Are you up for the challenge?

Are you up for the challenge?Nyokabi Njuguna poses some questions and analyses what it takes to be an entrepreneur

An entrepreneur is an individual who organises and operates a business or businesses, taking on financial risk to do so. Entrepreneurship is a universal activity – it drives economies, accounting for the major part of any nation’s new job creation and innovations. So what does it really take to be an entrepreneur?

1. Are you currently an ‘intrapreneur’?
‘Intrapreneurs’ are people within a large corporation or a small organisation who take direct responsibility for turning an idea into a profitable finished product through assertive risk-taking and innovation. They are willing to overcome internal roadblocks and bureaucracy and develop a strong immune system to become champions. They execute and never really quit!

2. Do you have entrepreneurial leadership skills and culture traits?
Entrepreneurs need plenty of resilience, responsibility, commitment and excellence.

3. Are you building the right team?
Sometimes starting and running a business can be a daunting task. You need a team that believe in your brand or product as much as you do. A cynical member of your team can do a lot of damage to your product or brand.

4. Are you able to think strategically?
Entrepreneurs should have a long-term plan in mind from the outset and work towards their goals in order to achieve success.

5. Do you have great customer service skills?
Be good at interacting with people, and learn how to meet needs they didn’t know they had.
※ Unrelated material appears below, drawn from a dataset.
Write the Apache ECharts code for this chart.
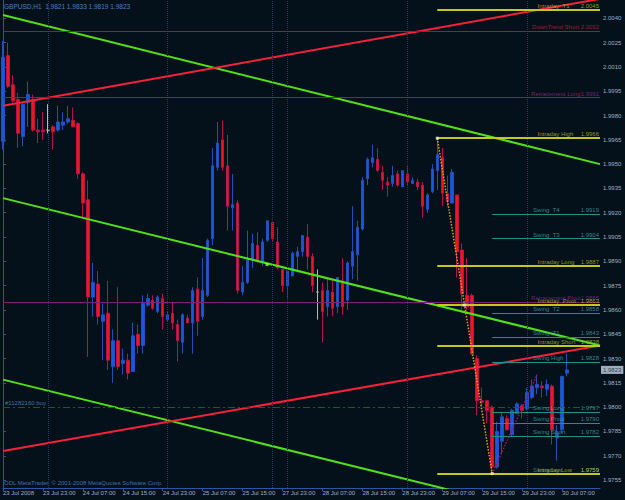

Figure out how to make people happy. Be charming. Most importantly, be humble. The customer may not always be right but you need to
let them think they are.

Nyokabi Njuguna is the CEO
of the Entrepreneurship & Leadership Foundation™
l Email: info@eplusl.com
l www.eplusl.com

BUSINESS LIFECYCLE

The bell-curve lifecycle proposes that businesses, over time, progress through a fairly predictable sequence of developmental stages: startup, growth, maturity, decline and death. In our case we shall apply the first three developmental stages
to an entrepreneur’s life cycle:


1. STARTUP: the entrepreneur exerts all his or her entrepreneurial traits and is constantly innovating.


2. GROWTH: the entrepreneur lets go and gives directions to other team members and concentrates on building a great team that will be able to deliver. At this stage the entrepreneur continues to dream but not translate – he or she directs.
3. MATURITY: the most exciting but precarious stage, requiring a different set of skills. Here the entrepreneur turns into an intrapreneur, delegating more and becoming more strategic – building systems, structures and policies that will support the business. The entrepreneur begins to wear fewer hats by specialising in his or her individual core capabilities (such as product design and development, marketing or editing and so on). During the maturity stage the entrepreneur should aim to build governance structures (such as a board of directors or advisors, accountability structures and so on, to prevent the business from declining). If at this stage the business does threaten to decline then the entrepreneurs’ strategic thinking should come into play as they think of sustainability and survival strategies. By this stage there should be a bit more time and money to figure out how to exploit a brand’s core competencies.